Job:
List each line of the data that holds the string "Clone", please.

Stored items from a collection:
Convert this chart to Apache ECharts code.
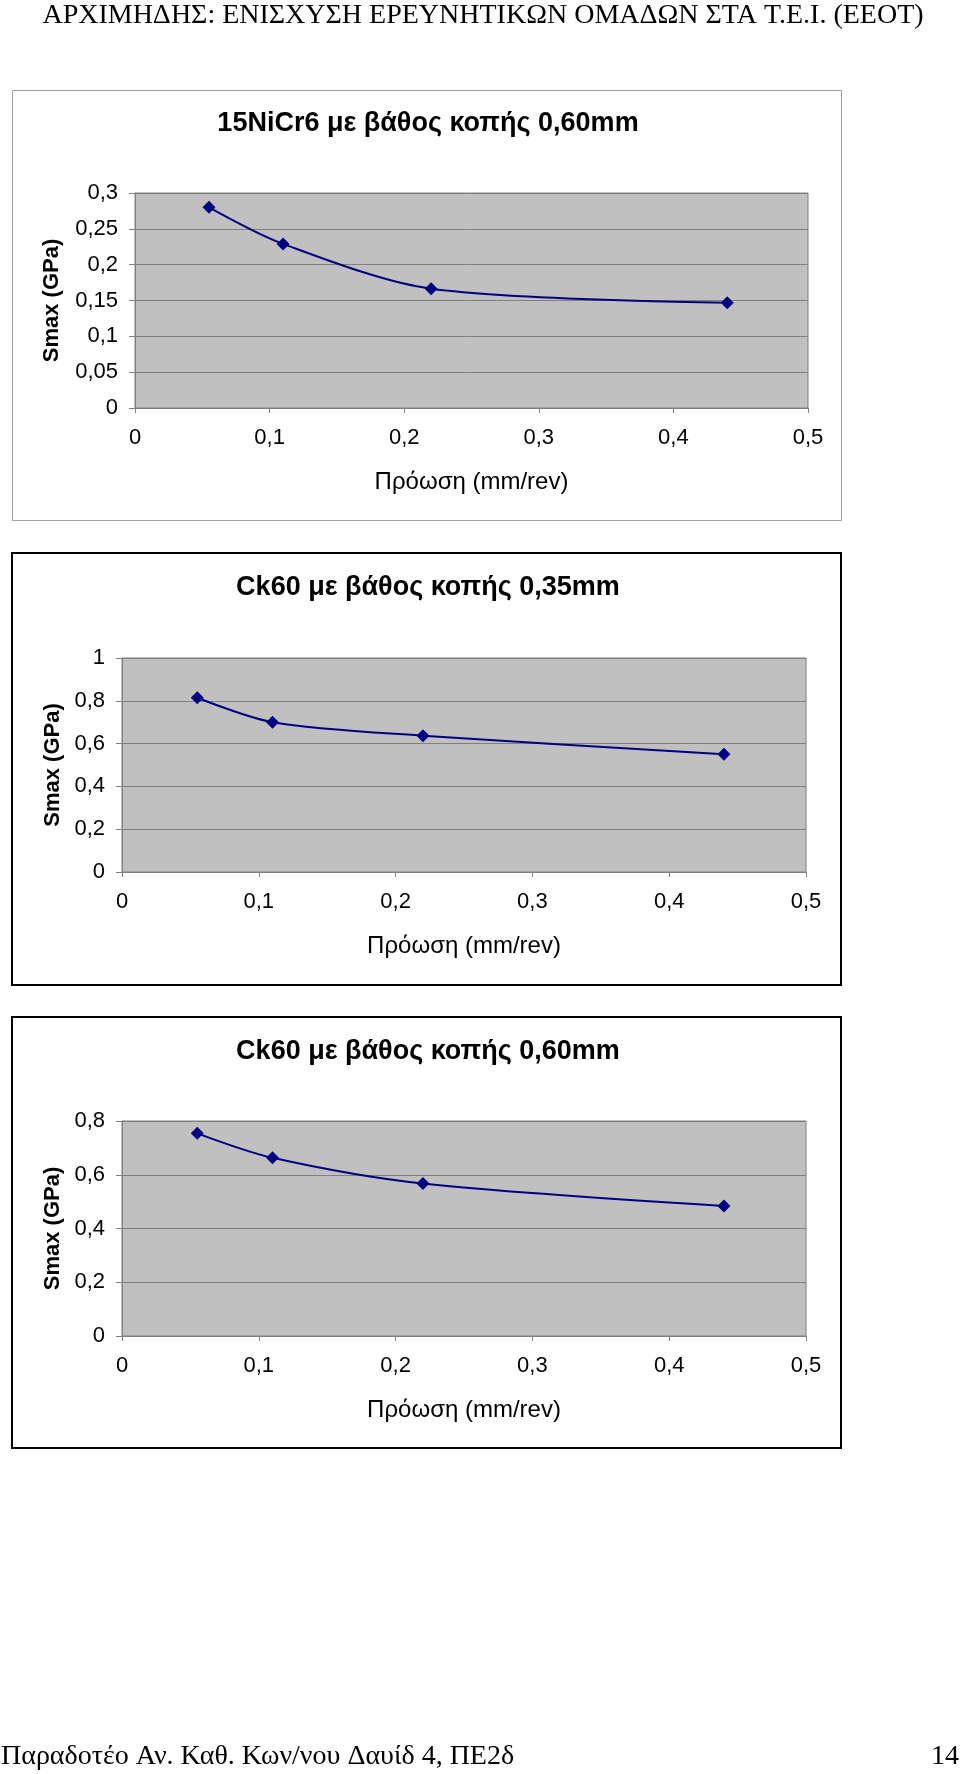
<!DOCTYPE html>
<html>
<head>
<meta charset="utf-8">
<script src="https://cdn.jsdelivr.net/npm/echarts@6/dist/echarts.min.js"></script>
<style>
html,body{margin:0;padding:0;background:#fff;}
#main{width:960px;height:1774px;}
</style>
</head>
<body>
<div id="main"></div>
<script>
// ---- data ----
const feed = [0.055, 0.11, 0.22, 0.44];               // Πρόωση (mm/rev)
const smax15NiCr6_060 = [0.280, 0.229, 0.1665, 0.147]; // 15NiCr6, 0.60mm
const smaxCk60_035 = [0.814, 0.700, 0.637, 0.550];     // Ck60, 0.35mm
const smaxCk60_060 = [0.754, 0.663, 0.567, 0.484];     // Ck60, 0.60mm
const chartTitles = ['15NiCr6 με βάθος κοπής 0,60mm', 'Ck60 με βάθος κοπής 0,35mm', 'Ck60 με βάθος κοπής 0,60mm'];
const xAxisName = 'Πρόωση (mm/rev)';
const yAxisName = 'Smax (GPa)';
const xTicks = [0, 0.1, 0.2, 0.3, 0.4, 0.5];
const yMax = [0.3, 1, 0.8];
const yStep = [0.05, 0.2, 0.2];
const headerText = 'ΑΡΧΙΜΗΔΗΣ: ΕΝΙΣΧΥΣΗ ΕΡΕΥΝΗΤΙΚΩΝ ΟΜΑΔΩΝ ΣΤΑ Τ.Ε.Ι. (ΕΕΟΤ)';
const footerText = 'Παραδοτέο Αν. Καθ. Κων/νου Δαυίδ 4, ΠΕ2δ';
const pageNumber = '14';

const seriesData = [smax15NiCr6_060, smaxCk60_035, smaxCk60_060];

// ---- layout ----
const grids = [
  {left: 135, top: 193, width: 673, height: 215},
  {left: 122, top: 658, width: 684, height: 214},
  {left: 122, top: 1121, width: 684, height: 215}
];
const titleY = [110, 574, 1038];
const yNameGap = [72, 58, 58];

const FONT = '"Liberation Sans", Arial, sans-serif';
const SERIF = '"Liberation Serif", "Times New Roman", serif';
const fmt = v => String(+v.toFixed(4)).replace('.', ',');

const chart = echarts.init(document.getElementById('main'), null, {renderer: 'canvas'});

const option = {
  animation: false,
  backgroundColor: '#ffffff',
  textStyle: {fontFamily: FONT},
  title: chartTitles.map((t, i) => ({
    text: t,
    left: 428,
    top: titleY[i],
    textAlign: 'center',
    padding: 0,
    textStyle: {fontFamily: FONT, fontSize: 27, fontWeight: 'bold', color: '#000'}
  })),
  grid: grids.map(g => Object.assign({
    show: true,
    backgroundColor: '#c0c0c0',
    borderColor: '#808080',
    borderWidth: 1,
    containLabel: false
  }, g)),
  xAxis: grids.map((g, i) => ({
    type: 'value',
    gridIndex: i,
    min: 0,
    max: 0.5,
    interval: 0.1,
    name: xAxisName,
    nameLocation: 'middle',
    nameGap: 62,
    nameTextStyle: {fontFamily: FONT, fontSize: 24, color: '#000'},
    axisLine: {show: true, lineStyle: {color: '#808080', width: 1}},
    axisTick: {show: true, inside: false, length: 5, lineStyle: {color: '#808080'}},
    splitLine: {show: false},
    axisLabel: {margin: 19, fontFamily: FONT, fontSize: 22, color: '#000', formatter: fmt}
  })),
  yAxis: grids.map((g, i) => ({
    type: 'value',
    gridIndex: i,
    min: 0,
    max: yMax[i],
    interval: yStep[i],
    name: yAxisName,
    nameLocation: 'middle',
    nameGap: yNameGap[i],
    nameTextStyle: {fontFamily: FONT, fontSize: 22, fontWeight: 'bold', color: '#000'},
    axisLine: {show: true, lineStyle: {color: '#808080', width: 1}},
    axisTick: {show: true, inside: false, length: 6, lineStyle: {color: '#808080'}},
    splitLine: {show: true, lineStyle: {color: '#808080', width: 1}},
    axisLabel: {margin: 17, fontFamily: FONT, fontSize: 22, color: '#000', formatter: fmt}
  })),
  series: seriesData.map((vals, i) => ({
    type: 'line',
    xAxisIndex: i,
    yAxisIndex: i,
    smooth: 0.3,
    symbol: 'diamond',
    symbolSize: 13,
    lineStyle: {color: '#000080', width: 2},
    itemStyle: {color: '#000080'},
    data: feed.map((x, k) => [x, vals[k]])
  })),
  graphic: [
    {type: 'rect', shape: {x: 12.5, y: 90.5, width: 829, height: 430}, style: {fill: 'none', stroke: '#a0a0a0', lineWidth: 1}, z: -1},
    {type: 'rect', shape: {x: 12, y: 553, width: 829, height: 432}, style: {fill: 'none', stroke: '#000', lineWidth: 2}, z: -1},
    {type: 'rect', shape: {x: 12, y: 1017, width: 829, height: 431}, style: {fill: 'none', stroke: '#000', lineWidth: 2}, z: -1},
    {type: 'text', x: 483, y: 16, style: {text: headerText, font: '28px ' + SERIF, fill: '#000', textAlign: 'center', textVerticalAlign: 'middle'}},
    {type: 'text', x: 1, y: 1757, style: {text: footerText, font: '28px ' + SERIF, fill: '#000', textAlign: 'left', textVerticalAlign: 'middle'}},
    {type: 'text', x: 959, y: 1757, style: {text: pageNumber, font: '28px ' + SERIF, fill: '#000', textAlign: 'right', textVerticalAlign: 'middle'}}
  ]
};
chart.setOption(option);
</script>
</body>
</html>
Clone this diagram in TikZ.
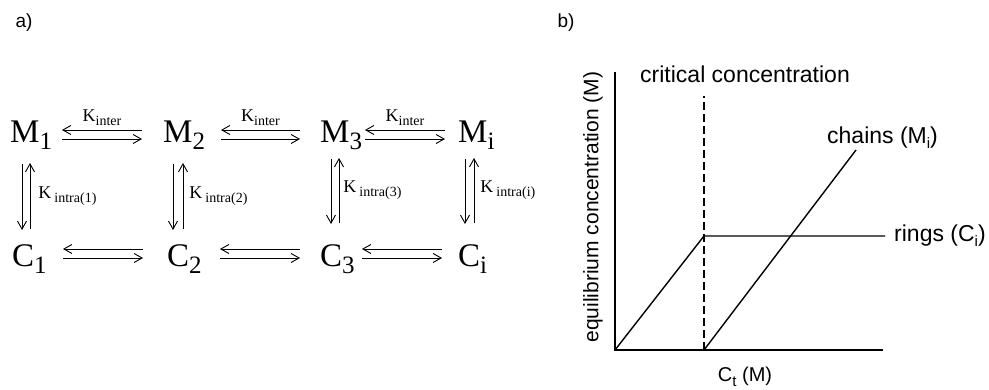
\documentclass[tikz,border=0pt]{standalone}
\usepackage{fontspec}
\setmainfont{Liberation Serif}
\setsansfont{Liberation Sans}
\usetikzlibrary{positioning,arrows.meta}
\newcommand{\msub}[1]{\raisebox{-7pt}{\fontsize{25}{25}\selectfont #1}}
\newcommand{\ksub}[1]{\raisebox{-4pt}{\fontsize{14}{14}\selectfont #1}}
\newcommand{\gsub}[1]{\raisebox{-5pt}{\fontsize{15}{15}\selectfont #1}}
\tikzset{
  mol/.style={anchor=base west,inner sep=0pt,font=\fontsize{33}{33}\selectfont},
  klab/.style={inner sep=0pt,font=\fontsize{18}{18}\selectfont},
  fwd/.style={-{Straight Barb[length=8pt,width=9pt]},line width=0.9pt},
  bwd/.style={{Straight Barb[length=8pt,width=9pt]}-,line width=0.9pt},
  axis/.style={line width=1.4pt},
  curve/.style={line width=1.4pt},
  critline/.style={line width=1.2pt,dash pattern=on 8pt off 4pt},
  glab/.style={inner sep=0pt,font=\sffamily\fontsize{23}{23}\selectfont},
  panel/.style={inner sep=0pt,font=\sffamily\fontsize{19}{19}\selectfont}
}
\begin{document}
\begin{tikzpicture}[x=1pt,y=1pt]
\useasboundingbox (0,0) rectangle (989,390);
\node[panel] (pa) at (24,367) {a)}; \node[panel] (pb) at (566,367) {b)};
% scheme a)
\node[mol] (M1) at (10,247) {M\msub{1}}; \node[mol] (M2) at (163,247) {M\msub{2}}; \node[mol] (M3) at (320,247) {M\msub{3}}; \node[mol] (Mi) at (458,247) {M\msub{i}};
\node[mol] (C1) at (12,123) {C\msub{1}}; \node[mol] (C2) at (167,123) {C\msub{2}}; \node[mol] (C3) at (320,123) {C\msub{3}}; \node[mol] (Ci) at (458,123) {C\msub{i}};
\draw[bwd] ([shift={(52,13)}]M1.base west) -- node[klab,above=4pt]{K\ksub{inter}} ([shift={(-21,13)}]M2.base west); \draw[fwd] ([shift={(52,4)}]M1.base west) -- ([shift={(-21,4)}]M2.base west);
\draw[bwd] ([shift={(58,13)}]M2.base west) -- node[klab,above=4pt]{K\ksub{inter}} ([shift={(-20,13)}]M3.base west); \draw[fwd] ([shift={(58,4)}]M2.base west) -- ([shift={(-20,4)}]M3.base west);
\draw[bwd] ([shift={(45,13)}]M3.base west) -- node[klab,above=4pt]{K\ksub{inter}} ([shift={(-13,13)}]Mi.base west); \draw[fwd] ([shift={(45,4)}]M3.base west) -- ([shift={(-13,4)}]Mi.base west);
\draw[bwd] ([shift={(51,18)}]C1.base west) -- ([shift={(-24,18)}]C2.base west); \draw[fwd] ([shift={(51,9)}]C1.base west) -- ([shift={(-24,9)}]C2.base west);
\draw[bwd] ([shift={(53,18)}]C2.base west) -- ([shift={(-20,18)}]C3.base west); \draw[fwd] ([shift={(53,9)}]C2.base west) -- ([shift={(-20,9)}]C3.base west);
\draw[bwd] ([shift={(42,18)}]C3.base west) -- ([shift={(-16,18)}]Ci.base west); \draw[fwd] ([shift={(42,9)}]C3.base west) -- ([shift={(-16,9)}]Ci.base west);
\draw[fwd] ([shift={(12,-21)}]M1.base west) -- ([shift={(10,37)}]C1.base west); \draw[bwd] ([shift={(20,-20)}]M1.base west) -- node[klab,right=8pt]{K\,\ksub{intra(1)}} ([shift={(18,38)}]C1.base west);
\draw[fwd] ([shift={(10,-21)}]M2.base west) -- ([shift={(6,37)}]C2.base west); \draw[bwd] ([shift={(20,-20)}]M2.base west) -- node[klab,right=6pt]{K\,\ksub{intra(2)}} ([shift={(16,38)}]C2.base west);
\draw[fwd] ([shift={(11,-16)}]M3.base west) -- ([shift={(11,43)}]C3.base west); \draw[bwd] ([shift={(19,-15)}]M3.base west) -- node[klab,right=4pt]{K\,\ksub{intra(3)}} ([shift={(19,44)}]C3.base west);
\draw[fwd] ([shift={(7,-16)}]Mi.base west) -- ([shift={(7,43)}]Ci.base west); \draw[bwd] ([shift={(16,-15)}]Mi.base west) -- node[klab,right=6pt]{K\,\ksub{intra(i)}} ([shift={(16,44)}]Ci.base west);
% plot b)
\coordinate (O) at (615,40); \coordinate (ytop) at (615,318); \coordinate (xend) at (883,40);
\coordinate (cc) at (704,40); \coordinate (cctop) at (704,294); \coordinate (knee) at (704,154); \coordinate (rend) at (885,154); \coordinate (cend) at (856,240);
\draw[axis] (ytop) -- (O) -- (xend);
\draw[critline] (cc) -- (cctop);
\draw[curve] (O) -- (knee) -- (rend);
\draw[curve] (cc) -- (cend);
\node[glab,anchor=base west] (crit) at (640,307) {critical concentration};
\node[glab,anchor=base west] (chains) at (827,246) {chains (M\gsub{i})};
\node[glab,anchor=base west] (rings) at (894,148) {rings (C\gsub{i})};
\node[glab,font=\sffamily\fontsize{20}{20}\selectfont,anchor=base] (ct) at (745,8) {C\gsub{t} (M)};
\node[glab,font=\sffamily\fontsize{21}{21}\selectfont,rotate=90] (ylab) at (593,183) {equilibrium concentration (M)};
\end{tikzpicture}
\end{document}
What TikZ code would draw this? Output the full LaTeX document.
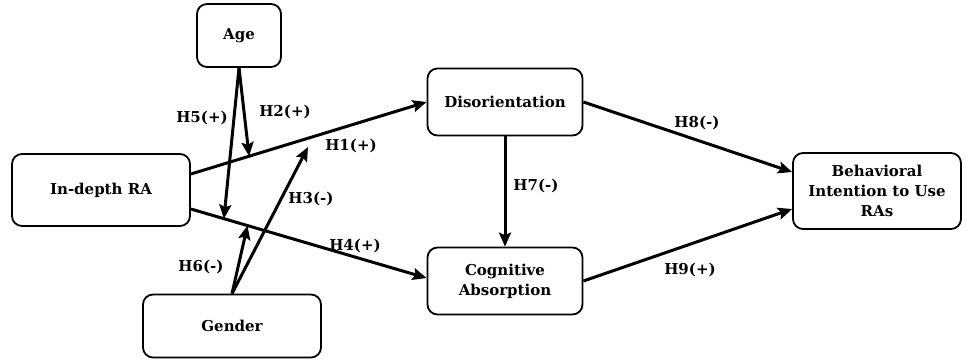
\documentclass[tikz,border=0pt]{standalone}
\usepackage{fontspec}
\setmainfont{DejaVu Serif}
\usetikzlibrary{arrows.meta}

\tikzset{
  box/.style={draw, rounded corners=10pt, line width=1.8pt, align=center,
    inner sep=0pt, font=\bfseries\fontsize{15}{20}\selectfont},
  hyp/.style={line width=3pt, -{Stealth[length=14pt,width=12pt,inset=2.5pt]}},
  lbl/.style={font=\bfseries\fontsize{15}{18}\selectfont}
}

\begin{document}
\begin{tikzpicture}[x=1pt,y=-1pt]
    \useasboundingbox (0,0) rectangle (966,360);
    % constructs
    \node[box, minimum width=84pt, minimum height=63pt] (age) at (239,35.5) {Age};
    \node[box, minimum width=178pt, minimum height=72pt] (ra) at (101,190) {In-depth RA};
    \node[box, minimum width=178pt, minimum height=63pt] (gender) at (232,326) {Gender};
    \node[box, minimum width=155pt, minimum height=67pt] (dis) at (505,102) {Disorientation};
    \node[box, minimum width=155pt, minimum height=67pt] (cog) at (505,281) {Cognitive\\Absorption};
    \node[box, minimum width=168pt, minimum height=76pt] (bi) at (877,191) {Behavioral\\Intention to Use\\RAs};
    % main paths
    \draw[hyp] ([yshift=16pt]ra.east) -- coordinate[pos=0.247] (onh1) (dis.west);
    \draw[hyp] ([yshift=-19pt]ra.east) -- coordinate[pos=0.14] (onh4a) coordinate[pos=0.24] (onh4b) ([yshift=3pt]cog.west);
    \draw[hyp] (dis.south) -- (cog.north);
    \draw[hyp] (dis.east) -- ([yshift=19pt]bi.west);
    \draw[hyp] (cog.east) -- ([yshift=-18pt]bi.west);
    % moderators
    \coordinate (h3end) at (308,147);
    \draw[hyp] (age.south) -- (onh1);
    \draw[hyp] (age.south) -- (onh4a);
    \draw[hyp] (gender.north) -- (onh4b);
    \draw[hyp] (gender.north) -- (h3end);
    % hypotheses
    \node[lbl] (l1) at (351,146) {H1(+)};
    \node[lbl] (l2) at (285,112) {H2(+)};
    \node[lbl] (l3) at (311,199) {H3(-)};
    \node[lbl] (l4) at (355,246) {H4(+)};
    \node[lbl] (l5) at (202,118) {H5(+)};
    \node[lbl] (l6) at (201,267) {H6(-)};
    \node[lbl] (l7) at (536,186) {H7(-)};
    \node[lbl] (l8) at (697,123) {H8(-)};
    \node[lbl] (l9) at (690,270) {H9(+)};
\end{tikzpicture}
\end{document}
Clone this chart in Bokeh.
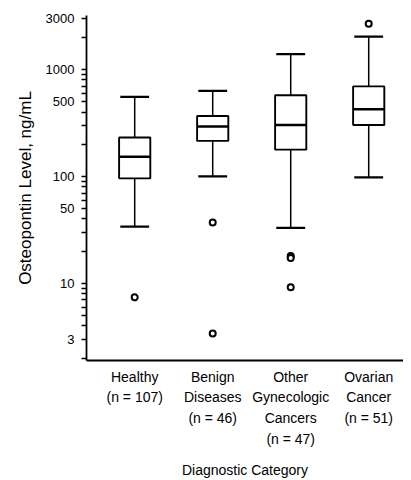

In response:
Clone this diagram in TikZ.
Clone this chart in Bokeh.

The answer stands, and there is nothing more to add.